■ TASK TO CARRY OUT:
Set all the material down again unchanged, without the pictures.

Begin

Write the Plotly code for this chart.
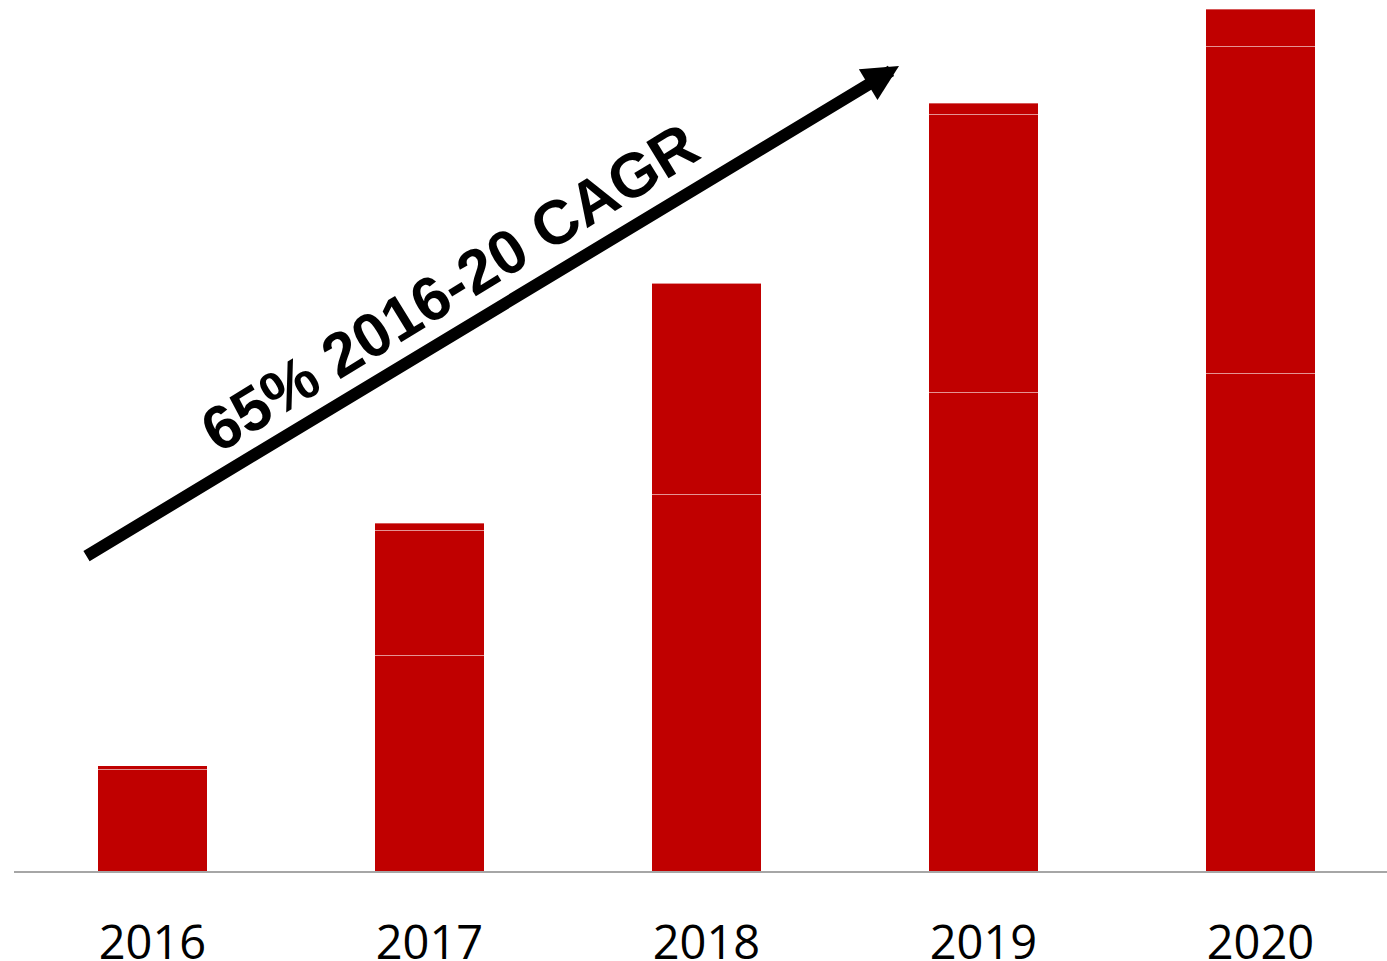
import plotly.graph_objects as go

years = ["2016", "2017", "2018", "2019", "2020"]
seg_bottom = [10.2, 21.6, 37.7, 47.9, 49.8]
seg_middle = [0.35, 12.5, 21.1, 27.8, 32.7]
seg_top = [0.0, 0.7, 0.0, 1.1, 3.7]
annotation_text = "65% 2016-20 CAGR"

BAR_COLOR = "#C00000"
EDGE = dict(color="rgba(255,255,255,0.35)", width=1)

fig = go.Figure()
for name, vals in [("A", seg_bottom), ("B", seg_middle), ("C", seg_top)]:
    fig.add_trace(go.Bar(
        x=years, y=vals, name=name,
        marker=dict(color=BAR_COLOR, line=EDGE),
        width=0.397, showlegend=False, hoverinfo="skip",
    ))

fig.update_layout(
    barmode="stack",
    width=1387, height=961,
    margin=dict(l=14, r=0, t=0, b=90, autoexpand=False),
    paper_bgcolor="white", plot_bgcolor="white",
    xaxis=dict(
        type="category",
        range=[-0.5, -0.5 + 1373 / 277],
        showline=True, linecolor="#A6A6A6", linewidth=2,
        showgrid=False, zeroline=False, ticks="",
        tickfont=dict(family="Open Sans", size=47, color="black"),
        ticklabelstandoff=30, automargin=False,
    ),
    yaxis=dict(range=[0, 87.1], visible=False, showgrid=False,
               zeroline=False, automargin=False),
)

# arrow
fig.add_annotation(
    xref="paper", yref="paper",
    x=(899 - 14) / 1373, y=(871 - 66) / 871,
    ax=-814, ay=491, axref="pixel", ayref="pixel",
    text="", showarrow=True,
    arrowhead=2, arrowsize=0.6, arrowwidth=12, arrowcolor="black",
    standoff=0,
)

# rotated label
fig.add_annotation(
    xref="paper", yref="paper",
    x=(449 - 14) / 1373, y=(871 - 287) / 871,
    xanchor="center", yanchor="middle",
    text="<b>" + annotation_text + "</b>",
    textangle=-31.5, showarrow=False,
    font=dict(family="Liberation Sans", size=62, color="black"),
)

fig.write_html(
    "out.html",
    config={"displayModeBar": False},
    post_script="document.body.style.margin='0';document.body.style.overflow='hidden';",
)
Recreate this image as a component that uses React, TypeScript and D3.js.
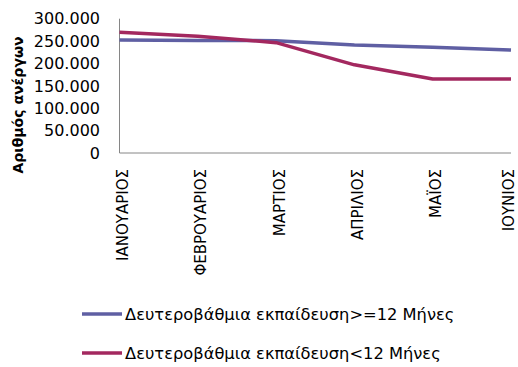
import React from "react";
import * as d3 from "d3";

const months = ["ΙΑΝΟΥΑΡΙΟΣ", "ΦΕΒΡΟΥΑΡΙΟΣ", "ΜΑΡΤΙΟΣ", "ΑΠΡΙΛΙΟΣ", "ΜΑΪΟΣ", "ΙΟΥΝΙΟΣ"];
const seriesLong = [252500, 251500, 251000, 241000, 236000, 230000];
const seriesShort = [269500, 261000, 246500, 197000, 165500, 165500];
const seriesNames = [
  "Δευτεροβάθμια εκπαίδευση>=12 Μήνες",
  "Δευτεροβάθμια εκπαίδευση<12 Μήνες",
];
const seriesColors = ["#5f5fa3", "#a3285f"];
const yTicks = [0, 50000, 100000, 150000, 200000, 250000, 300000];

export default function App() {
  const W = 518, H = 367;
  const left = 119.5, right = 511, top = 18.7, bottom = 153;
  const x = d3.scalePoint<string>().domain(months).range([left, right]);
  const y = d3.scaleLinear().domain([0, 300000]).range([bottom, top]);
  const fmt = (v: number) => (v === 0 ? "0" : d3.format(",")(v).replace(/,/g, "."));
  const line = d3
    .line<number>()
    .x((_, i) => x(months[i]) as number)
    .y((d) => y(d));
  const data = [seriesLong, seriesShort];
  const font = "'DejaVu Sans', sans-serif";
  return (
    <svg
      width={W}
      height={H}
      style={{ position: "absolute", left: 0, top: 0, background: "#fff" }}
      fontFamily={font}
    >
      <line x1={left} x2={left} y1={top} y2={bottom} stroke="#868686" strokeWidth={1} />
      <line x1={left} x2={right} y1={bottom} y2={bottom} stroke="#868686" strokeWidth={1} />
      {yTicks.map((t) => (
        <text key={t} x={100} y={y(t)} dy="0.36em" textAnchor="end" fontSize={16} fill="#000">
          {fmt(t)}
        </text>
      ))}
      {months.map((m) => (
        <text
          key={m}
          transform={`translate(${Math.min((x(m) as number) + 8.5, 513.5)},169) rotate(-90)`}
          textAnchor="end"
          fontSize={15}
          fill="#000"
        >
          {m}
        </text>
      ))}
      <text
        transform="translate(23,105) rotate(-90)"
        textAnchor="middle"
        fontSize={14}
        fontWeight="bold"
        fill="#000"
      >
        Αριθμός ανέργων
      </text>
      {data.map((s, i) => (
        <path
          key={i}
          d={line(s) || ""}
          fill="none"
          stroke={seriesColors[i]}
          strokeWidth={3.5}
          strokeLinejoin="round"
        />
      ))}
      {seriesNames.map((n, i) => {
        const ly = 314 + i * 39;
        return (
          <g key={n}>
            <line x1={82} x2={122} y1={ly} y2={ly} stroke={seriesColors[i]} strokeWidth={3.5} />
            <text x={125} y={ly} dy="0.36em" fontSize={16.3} fill="#000">
              {n}
            </text>
          </g>
        );
      })}
    </svg>
  );
}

End

■ OUTPUT FOR THIS EXERCISE:
Write the Plotly code for this chart.
import plotly.graph_objects as go

years = ["2016", "2017", "2018", "2019", "2020"]
seg_bottom = [10.2, 21.6, 37.7, 47.9, 49.8]
seg_middle = [0.35, 12.5, 21.1, 27.8, 32.7]
seg_top = [0.0, 0.7, 0.0, 1.1, 3.7]
annotation_text = "65% 2016-20 CAGR"

BAR_COLOR = "#C00000"
EDGE = dict(color="rgba(255,255,255,0.35)", width=1)

fig = go.Figure()
for name, vals in [("A", seg_bottom), ("B", seg_middle), ("C", seg_top)]:
    fig.add_trace(go.Bar(
        x=years, y=vals, name=name,
        marker=dict(color=BAR_COLOR, line=EDGE),
        width=0.397, showlegend=False, hoverinfo="skip",
    ))

fig.update_layout(
    barmode="stack",
    width=1387, height=961,
    margin=dict(l=14, r=0, t=0, b=90, autoexpand=False),
    paper_bgcolor="white", plot_bgcolor="white",
    xaxis=dict(
        type="category",
        range=[-0.5, -0.5 + 1373 / 277],
        showline=True, linecolor="#A6A6A6", linewidth=2,
        showgrid=False, zeroline=False, ticks="",
        tickfont=dict(family="Open Sans", size=47, color="black"),
        ticklabelstandoff=30, automargin=False,
    ),
    yaxis=dict(range=[0, 87.1], visible=False, showgrid=False,
               zeroline=False, automargin=False),
)

# arrow
fig.add_annotation(
    xref="paper", yref="paper",
    x=(899 - 14) / 1373, y=(871 - 66) / 871,
    ax=-814, ay=491, axref="pixel", ayref="pixel",
    text="", showarrow=True,
    arrowhead=2, arrowsize=0.6, arrowwidth=12, arrowcolor="black",
    standoff=0,
)

# rotated label
fig.add_annotation(
    xref="paper", yref="paper",
    x=(449 - 14) / 1373, y=(871 - 287) / 871,
    xanchor="center", yanchor="middle",
    text="<b>" + annotation_text + "</b>",
    textangle=-31.5, showarrow=False,
    font=dict(family="Liberation Sans", size=62, color="black"),
)

fig.write_html(
    "out.html",
    config={"displayModeBar": False},
    post_script="document.body.style.margin='0';document.body.style.overflow='hidden';",
)
Recreate this image as a component that uses React, TypeScript and D3.js.
import React from "react";
import * as d3 from "d3";

const months = ["ΙΑΝΟΥΑΡΙΟΣ", "ΦΕΒΡΟΥΑΡΙΟΣ", "ΜΑΡΤΙΟΣ", "ΑΠΡΙΛΙΟΣ", "ΜΑΪΟΣ", "ΙΟΥΝΙΟΣ"];
const seriesLong = [252500, 251500, 251000, 241000, 236000, 230000];
const seriesShort = [269500, 261000, 246500, 197000, 165500, 165500];
const seriesNames = [
  "Δευτεροβάθμια εκπαίδευση>=12 Μήνες",
  "Δευτεροβάθμια εκπαίδευση<12 Μήνες",
];
const seriesColors = ["#5f5fa3", "#a3285f"];
const yTicks = [0, 50000, 100000, 150000, 200000, 250000, 300000];

export default function App() {
  const W = 518, H = 367;
  const left = 119.5, right = 511, top = 18.7, bottom = 153;
  const x = d3.scalePoint<string>().domain(months).range([left, right]);
  const y = d3.scaleLinear().domain([0, 300000]).range([bottom, top]);
  const fmt = (v: number) => (v === 0 ? "0" : d3.format(",")(v).replace(/,/g, "."));
  const line = d3
    .line<number>()
    .x((_, i) => x(months[i]) as number)
    .y((d) => y(d));
  const data = [seriesLong, seriesShort];
  const font = "'DejaVu Sans', sans-serif";
  return (
    <svg
      width={W}
      height={H}
      style={{ position: "absolute", left: 0, top: 0, background: "#fff" }}
      fontFamily={font}
    >
      <line x1={left} x2={left} y1={top} y2={bottom} stroke="#868686" strokeWidth={1} />
      <line x1={left} x2={right} y1={bottom} y2={bottom} stroke="#868686" strokeWidth={1} />
      {yTicks.map((t) => (
        <text key={t} x={100} y={y(t)} dy="0.36em" textAnchor="end" fontSize={16} fill="#000">
          {fmt(t)}
        </text>
      ))}
      {months.map((m) => (
        <text
          key={m}
          transform={`translate(${Math.min((x(m) as number) + 8.5, 513.5)},169) rotate(-90)`}
          textAnchor="end"
          fontSize={15}
          fill="#000"
        >
          {m}
        </text>
      ))}
      <text
        transform="translate(23,105) rotate(-90)"
        textAnchor="middle"
        fontSize={14}
        fontWeight="bold"
        fill="#000"
      >
        Αριθμός ανέργων
      </text>
      {data.map((s, i) => (
        <path
          key={i}
          d={line(s) || ""}
          fill="none"
          stroke={seriesColors[i]}
          strokeWidth={3.5}
          strokeLinejoin="round"
        />
      ))}
      {seriesNames.map((n, i) => {
        const ly = 314 + i * 39;
        return (
          <g key={n}>
            <line x1={82} x2={122} y1={ly} y2={ly} stroke={seriesColors[i]} strokeWidth={3.5} />
            <text x={125} y={ly} dy="0.36em" fontSize={16.3} fill="#000">
              {n}
            </text>
          </g>
        );
      })}
    </svg>
  );
}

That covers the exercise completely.